WORK TO BE COMPLETED — Go through the material and write it all out exactly, minus the pictures.
[DATASET CONTENT start]
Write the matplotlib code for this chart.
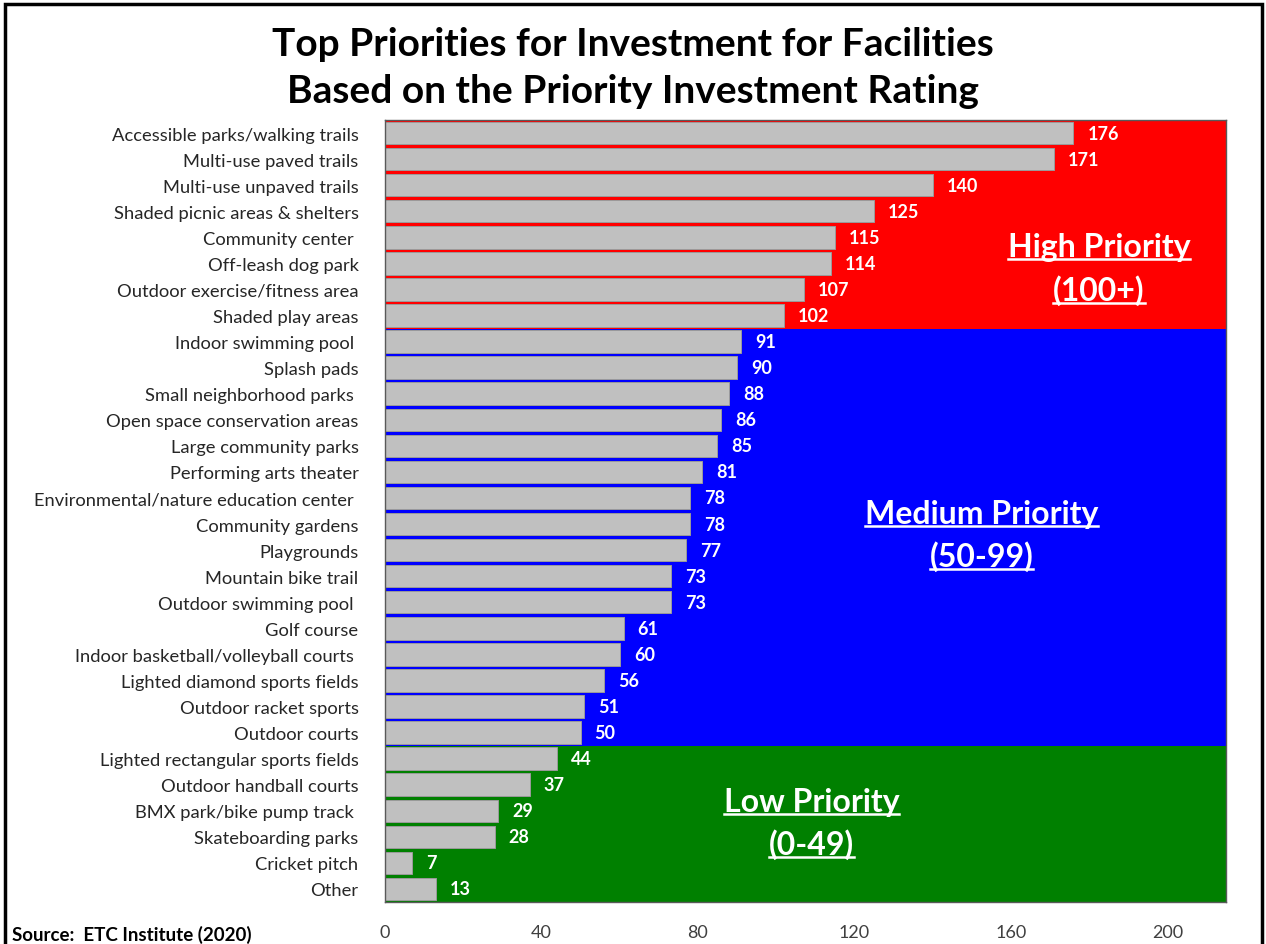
import matplotlib
matplotlib.use("Agg")
import matplotlib.pyplot as plt
from matplotlib.lines import Line2D
from matplotlib.patches import Rectangle

plt.rcParams['font.family'] = ['Lato', 'DejaVu Sans']

facilities = ["Accessible parks/walking trails", "Multi-use paved trails", "Multi-use unpaved trails",
              "Shaded picnic areas & shelters", "Community center ", "Off-leash dog park",
              "Outdoor exercise/fitness area", "Shaded play areas", "Indoor swimming pool ",
              "Splash pads", "Small neighborhood parks ", "Open space conservation areas",
              "Large community parks", "Performing arts theater", "Environmental/nature education center ",
              "Community gardens", "Playgrounds", "Mountain bike trail", "Outdoor swimming pool ",
              "Golf course", "Indoor basketball/volleyball courts ", "Lighted diamond sports fields",
              "Outdoor racket sports", "Outdoor courts", "Lighted rectangular sports fields",
              "Outdoor handball courts", "BMX park/bike pump track ", "Skateboarding parks",
              "Cricket pitch", "Other"]
ratings = [176, 171, 140, 125, 115, 114, 107, 102, 91, 90, 88, 86, 85, 81, 78,
           78, 77, 73, 73, 61, 60, 56, 51, 50, 44, 37, 29, 28, 7, 13]
x_ticks = [0, 40, 80, 120, 160, 200]

# priority bands: (name, range text, first row, last row, colour)
bands = [("High Priority", "(100+)", 0, 7, "#ff0000"),
         ("Medium Priority", "(50-99)", 8, 23, "#0000ff"),
         ("Low Priority", "(0-49)", 24, 29, "#008000")]
# where the band captions sit (x value, row of first line, row of second line)
band_text_pos = [(182.5, 4.35, 6.0), (152.5, 14.6, 16.2), (109, 25.65, 27.27)]

fig = plt.figure(figsize=(12.66, 9.45), dpi=100)
ax = fig.add_axes([385 / 1266, 1 - 903 / 945, (1226 - 385) / 1266, (903 - 121) / 945])

y = list(range(len(facilities)))
for (name, rng, r0, r1, col) in bands:
    ax.axhspan(r0 - 0.5, r1 + 0.5, color=col, zorder=0, lw=0)

ax.barh(y, ratings, height=0.86, color="#c0c0c0", edgecolor="#9a9a9a", linewidth=0.7, zorder=2)
for yi, v in zip(y, ratings):
    ax.text(v + 3.6, yi, str(v), color="white", fontweight="bold", fontsize=13,
            va="center", ha="left", zorder=3)

ax.set_xlim(0, 215)
ax.set_ylim(len(facilities) - 0.5, -0.5)
ax.set_yticks(y)
ax.set_yticklabels(facilities, fontsize=13.2, color="#262626")
ax.set_xticks(x_ticks)
ax.set_xticklabels([str(t) for t in x_ticks], fontsize=13, color="#404040")
ax.tick_params(axis="y", length=0, pad=19)
ax.tick_params(axis="x", length=0, pad=16)
for s in ax.spines.values():
    s.set_color("#595959")
    s.set_linewidth(1.0)

band_texts = []
for (name, rng, r0, r1, col), (bx, y1, y2) in zip(bands, band_text_pos):
    t1 = ax.text(bx, y1, name, color="white", fontweight="bold", fontsize=23,
                 ha="center", va="center", zorder=4)
    t2 = ax.text(bx, y2, rng, color="white", fontweight="bold", fontsize=23,
                 ha="center", va="center", zorder=4)
    band_texts += [t1, t2]

fig.text(0.5, 1 - 45 / 945, "Top Priorities for Investment for Facilities", ha="center", va="center",
         fontsize=28, fontweight="bold")
fig.text(0.5, 1 - 92 / 945, "Based on the Priority Investment Rating", ha="center", va="center",
         fontsize=28, fontweight="bold")
fig.text(12 / 1266, 1 - 935 / 945, "Source:  ETC Institute (2020)", ha="left", va="center",
         fontsize=13.5, fontweight="bold")

# outer frame
fig.patches.append(Rectangle((5 / 1266, -0.01), 1 - 9 / 1266, 1 - 5 / 945 + 0.01,
                             transform=fig.transFigure, fill=False, edgecolor="black", linewidth=2.5))

# underline the band labels
fig.canvas.draw()
r = fig.canvas.get_renderer()
for t in band_texts:
    bb = t.get_window_extent(renderer=r)
    yy = (bb.y0 + 2) / fig.bbox.height
    fig.add_artist(Line2D([bb.x0 / fig.bbox.width, bb.x1 / fig.bbox.width], [yy, yy],
                          transform=fig.transFigure, color="white", linewidth=1.8, zorder=5))

fig.savefig("out.png", dpi=100)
[DATASET CONTENT end]
WRITTEN SOLUTION —
Write the matplotlib code for this chart.
import matplotlib
matplotlib.use("Agg")
import matplotlib.pyplot as plt
from matplotlib.lines import Line2D
from matplotlib.patches import Rectangle

plt.rcParams['font.family'] = ['Lato', 'DejaVu Sans']

facilities = ["Accessible parks/walking trails", "Multi-use paved trails", "Multi-use unpaved trails",
              "Shaded picnic areas & shelters", "Community center ", "Off-leash dog park",
              "Outdoor exercise/fitness area", "Shaded play areas", "Indoor swimming pool ",
              "Splash pads", "Small neighborhood parks ", "Open space conservation areas",
              "Large community parks", "Performing arts theater", "Environmental/nature education center ",
              "Community gardens", "Playgrounds", "Mountain bike trail", "Outdoor swimming pool ",
              "Golf course", "Indoor basketball/volleyball courts ", "Lighted diamond sports fields",
              "Outdoor racket sports", "Outdoor courts", "Lighted rectangular sports fields",
              "Outdoor handball courts", "BMX park/bike pump track ", "Skateboarding parks",
              "Cricket pitch", "Other"]
ratings = [176, 171, 140, 125, 115, 114, 107, 102, 91, 90, 88, 86, 85, 81, 78,
           78, 77, 73, 73, 61, 60, 56, 51, 50, 44, 37, 29, 28, 7, 13]
x_ticks = [0, 40, 80, 120, 160, 200]

# priority bands: (name, range text, first row, last row, colour)
bands = [("High Priority", "(100+)", 0, 7, "#ff0000"),
         ("Medium Priority", "(50-99)", 8, 23, "#0000ff"),
         ("Low Priority", "(0-49)", 24, 29, "#008000")]
# where the band captions sit (x value, row of first line, row of second line)
band_text_pos = [(182.5, 4.35, 6.0), (152.5, 14.6, 16.2), (109, 25.65, 27.27)]

fig = plt.figure(figsize=(12.66, 9.45), dpi=100)
ax = fig.add_axes([385 / 1266, 1 - 903 / 945, (1226 - 385) / 1266, (903 - 121) / 945])

y = list(range(len(facilities)))
for (name, rng, r0, r1, col) in bands:
    ax.axhspan(r0 - 0.5, r1 + 0.5, color=col, zorder=0, lw=0)

ax.barh(y, ratings, height=0.86, color="#c0c0c0", edgecolor="#9a9a9a", linewidth=0.7, zorder=2)
for yi, v in zip(y, ratings):
    ax.text(v + 3.6, yi, str(v), color="white", fontweight="bold", fontsize=13,
            va="center", ha="left", zorder=3)

ax.set_xlim(0, 215)
ax.set_ylim(len(facilities) - 0.5, -0.5)
ax.set_yticks(y)
ax.set_yticklabels(facilities, fontsize=13.2, color="#262626")
ax.set_xticks(x_ticks)
ax.set_xticklabels([str(t) for t in x_ticks], fontsize=13, color="#404040")
ax.tick_params(axis="y", length=0, pad=19)
ax.tick_params(axis="x", length=0, pad=16)
for s in ax.spines.values():
    s.set_color("#595959")
    s.set_linewidth(1.0)

band_texts = []
for (name, rng, r0, r1, col), (bx, y1, y2) in zip(bands, band_text_pos):
    t1 = ax.text(bx, y1, name, color="white", fontweight="bold", fontsize=23,
                 ha="center", va="center", zorder=4)
    t2 = ax.text(bx, y2, rng, color="white", fontweight="bold", fontsize=23,
                 ha="center", va="center", zorder=4)
    band_texts += [t1, t2]

fig.text(0.5, 1 - 45 / 945, "Top Priorities for Investment for Facilities", ha="center", va="center",
         fontsize=28, fontweight="bold")
fig.text(0.5, 1 - 92 / 945, "Based on the Priority Investment Rating", ha="center", va="center",
         fontsize=28, fontweight="bold")
fig.text(12 / 1266, 1 - 935 / 945, "Source:  ETC Institute (2020)", ha="left", va="center",
         fontsize=13.5, fontweight="bold")

# outer frame
fig.patches.append(Rectangle((5 / 1266, -0.01), 1 - 9 / 1266, 1 - 5 / 945 + 0.01,
                             transform=fig.transFigure, fill=False, edgecolor="black", linewidth=2.5))

# underline the band labels
fig.canvas.draw()
r = fig.canvas.get_renderer()
for t in band_texts:
    bb = t.get_window_extent(renderer=r)
    yy = (bb.y0 + 2) / fig.bbox.height
    fig.add_artist(Line2D([bb.x0 / fig.bbox.width, bb.x1 / fig.bbox.width], [yy, yy],
                          transform=fig.transFigure, color="white", linewidth=1.8, zorder=5))

fig.savefig("out.png", dpi=100)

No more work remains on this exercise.